Copy everything in the listing below word for word, apart from any images.

***** RAW DATA *****

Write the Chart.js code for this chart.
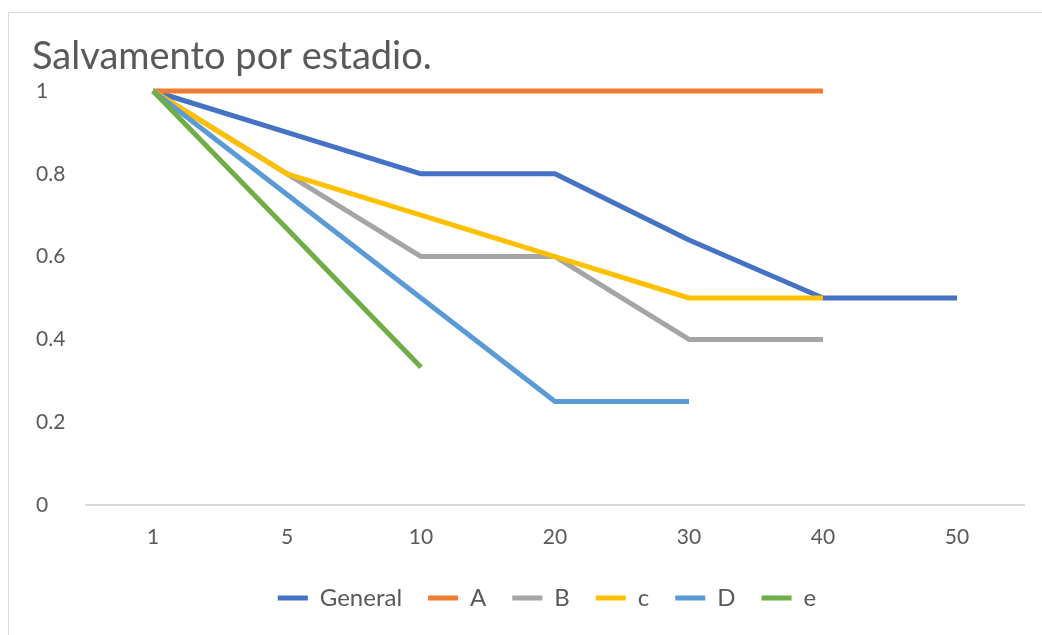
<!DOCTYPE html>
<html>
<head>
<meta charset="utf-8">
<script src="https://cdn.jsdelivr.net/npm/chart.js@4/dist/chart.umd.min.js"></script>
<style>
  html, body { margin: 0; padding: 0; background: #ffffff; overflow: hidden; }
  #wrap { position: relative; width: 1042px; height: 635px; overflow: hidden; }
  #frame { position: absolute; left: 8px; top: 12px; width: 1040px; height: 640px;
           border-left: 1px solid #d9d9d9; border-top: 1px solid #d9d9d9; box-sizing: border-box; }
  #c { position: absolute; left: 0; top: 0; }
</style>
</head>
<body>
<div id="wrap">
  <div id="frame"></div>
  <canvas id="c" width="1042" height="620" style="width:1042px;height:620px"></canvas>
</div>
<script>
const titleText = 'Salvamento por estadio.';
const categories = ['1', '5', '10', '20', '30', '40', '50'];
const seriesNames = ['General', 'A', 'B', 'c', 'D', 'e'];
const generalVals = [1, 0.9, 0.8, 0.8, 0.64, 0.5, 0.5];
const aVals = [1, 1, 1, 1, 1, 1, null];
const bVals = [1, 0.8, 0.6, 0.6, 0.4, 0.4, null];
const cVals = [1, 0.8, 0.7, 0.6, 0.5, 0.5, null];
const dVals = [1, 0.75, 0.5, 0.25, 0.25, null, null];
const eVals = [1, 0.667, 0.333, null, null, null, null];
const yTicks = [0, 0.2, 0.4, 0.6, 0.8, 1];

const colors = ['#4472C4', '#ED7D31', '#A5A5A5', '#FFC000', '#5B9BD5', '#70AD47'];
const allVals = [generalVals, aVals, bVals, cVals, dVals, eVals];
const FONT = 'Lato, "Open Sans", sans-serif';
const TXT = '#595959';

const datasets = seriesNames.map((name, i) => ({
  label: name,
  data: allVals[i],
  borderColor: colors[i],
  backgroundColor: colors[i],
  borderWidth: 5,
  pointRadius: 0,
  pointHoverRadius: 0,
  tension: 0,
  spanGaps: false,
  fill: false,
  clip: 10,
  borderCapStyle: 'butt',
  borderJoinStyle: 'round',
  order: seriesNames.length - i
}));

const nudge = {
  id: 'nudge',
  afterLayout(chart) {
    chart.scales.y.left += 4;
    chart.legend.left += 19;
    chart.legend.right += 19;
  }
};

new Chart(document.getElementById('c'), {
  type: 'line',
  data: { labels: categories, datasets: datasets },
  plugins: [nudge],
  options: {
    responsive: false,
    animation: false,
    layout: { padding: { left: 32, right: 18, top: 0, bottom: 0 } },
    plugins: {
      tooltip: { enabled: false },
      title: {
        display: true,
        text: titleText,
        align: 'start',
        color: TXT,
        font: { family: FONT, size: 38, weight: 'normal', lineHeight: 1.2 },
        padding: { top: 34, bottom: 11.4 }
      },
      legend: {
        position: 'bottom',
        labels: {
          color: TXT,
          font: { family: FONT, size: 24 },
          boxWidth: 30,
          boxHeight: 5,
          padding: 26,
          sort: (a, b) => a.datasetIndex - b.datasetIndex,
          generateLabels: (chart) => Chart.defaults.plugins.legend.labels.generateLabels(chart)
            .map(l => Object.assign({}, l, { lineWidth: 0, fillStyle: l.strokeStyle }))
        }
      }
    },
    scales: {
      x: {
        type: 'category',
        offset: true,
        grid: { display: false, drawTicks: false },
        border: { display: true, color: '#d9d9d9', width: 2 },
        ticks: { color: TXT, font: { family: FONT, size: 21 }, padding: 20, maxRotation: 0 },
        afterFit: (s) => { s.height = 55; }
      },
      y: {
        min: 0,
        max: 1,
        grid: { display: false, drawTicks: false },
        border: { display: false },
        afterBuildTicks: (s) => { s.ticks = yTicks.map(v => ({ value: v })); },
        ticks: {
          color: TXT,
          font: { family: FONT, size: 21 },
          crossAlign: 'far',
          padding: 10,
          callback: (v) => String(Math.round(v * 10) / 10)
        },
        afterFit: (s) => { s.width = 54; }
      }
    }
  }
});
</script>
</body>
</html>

*****

§ **EXERCISE ANSWER**:
Write the Chart.js code for this chart.
<!DOCTYPE html>
<html>
<head>
<meta charset="utf-8">
<script src="https://cdn.jsdelivr.net/npm/chart.js@4/dist/chart.umd.min.js"></script>
<style>
  html, body { margin: 0; padding: 0; background: #ffffff; overflow: hidden; }
  #wrap { position: relative; width: 1042px; height: 635px; overflow: hidden; }
  #frame { position: absolute; left: 8px; top: 12px; width: 1040px; height: 640px;
           border-left: 1px solid #d9d9d9; border-top: 1px solid #d9d9d9; box-sizing: border-box; }
  #c { position: absolute; left: 0; top: 0; }
</style>
</head>
<body>
<div id="wrap">
  <div id="frame"></div>
  <canvas id="c" width="1042" height="620" style="width:1042px;height:620px"></canvas>
</div>
<script>
const titleText = 'Salvamento por estadio.';
const categories = ['1', '5', '10', '20', '30', '40', '50'];
const seriesNames = ['General', 'A', 'B', 'c', 'D', 'e'];
const generalVals = [1, 0.9, 0.8, 0.8, 0.64, 0.5, 0.5];
const aVals = [1, 1, 1, 1, 1, 1, null];
const bVals = [1, 0.8, 0.6, 0.6, 0.4, 0.4, null];
const cVals = [1, 0.8, 0.7, 0.6, 0.5, 0.5, null];
const dVals = [1, 0.75, 0.5, 0.25, 0.25, null, null];
const eVals = [1, 0.667, 0.333, null, null, null, null];
const yTicks = [0, 0.2, 0.4, 0.6, 0.8, 1];

const colors = ['#4472C4', '#ED7D31', '#A5A5A5', '#FFC000', '#5B9BD5', '#70AD47'];
const allVals = [generalVals, aVals, bVals, cVals, dVals, eVals];
const FONT = 'Lato, "Open Sans", sans-serif';
const TXT = '#595959';

const datasets = seriesNames.map((name, i) => ({
  label: name,
  data: allVals[i],
  borderColor: colors[i],
  backgroundColor: colors[i],
  borderWidth: 5,
  pointRadius: 0,
  pointHoverRadius: 0,
  tension: 0,
  spanGaps: false,
  fill: false,
  clip: 10,
  borderCapStyle: 'butt',
  borderJoinStyle: 'round',
  order: seriesNames.length - i
}));

const nudge = {
  id: 'nudge',
  afterLayout(chart) {
    chart.scales.y.left += 4;
    chart.legend.left += 19;
    chart.legend.right += 19;
  }
};

new Chart(document.getElementById('c'), {
  type: 'line',
  data: { labels: categories, datasets: datasets },
  plugins: [nudge],
  options: {
    responsive: false,
    animation: false,
    layout: { padding: { left: 32, right: 18, top: 0, bottom: 0 } },
    plugins: {
      tooltip: { enabled: false },
      title: {
        display: true,
        text: titleText,
        align: 'start',
        color: TXT,
        font: { family: FONT, size: 38, weight: 'normal', lineHeight: 1.2 },
        padding: { top: 34, bottom: 11.4 }
      },
      legend: {
        position: 'bottom',
        labels: {
          color: TXT,
          font: { family: FONT, size: 24 },
          boxWidth: 30,
          boxHeight: 5,
          padding: 26,
          sort: (a, b) => a.datasetIndex - b.datasetIndex,
          generateLabels: (chart) => Chart.defaults.plugins.legend.labels.generateLabels(chart)
            .map(l => Object.assign({}, l, { lineWidth: 0, fillStyle: l.strokeStyle }))
        }
      }
    },
    scales: {
      x: {
        type: 'category',
        offset: true,
        grid: { display: false, drawTicks: false },
        border: { display: true, color: '#d9d9d9', width: 2 },
        ticks: { color: TXT, font: { family: FONT, size: 21 }, padding: 20, maxRotation: 0 },
        afterFit: (s) => { s.height = 55; }
      },
      y: {
        min: 0,
        max: 1,
        grid: { display: false, drawTicks: false },
        border: { display: false },
        afterBuildTicks: (s) => { s.ticks = yTicks.map(v => ({ value: v })); },
        ticks: {
          color: TXT,
          font: { family: FONT, size: 21 },
          crossAlign: 'far',
          padding: 10,
          callback: (v) => String(Math.round(v * 10) / 10)
        },
        afterFit: (s) => { s.width = 54; }
      }
    }
  }
});
</script>
</body>
</html>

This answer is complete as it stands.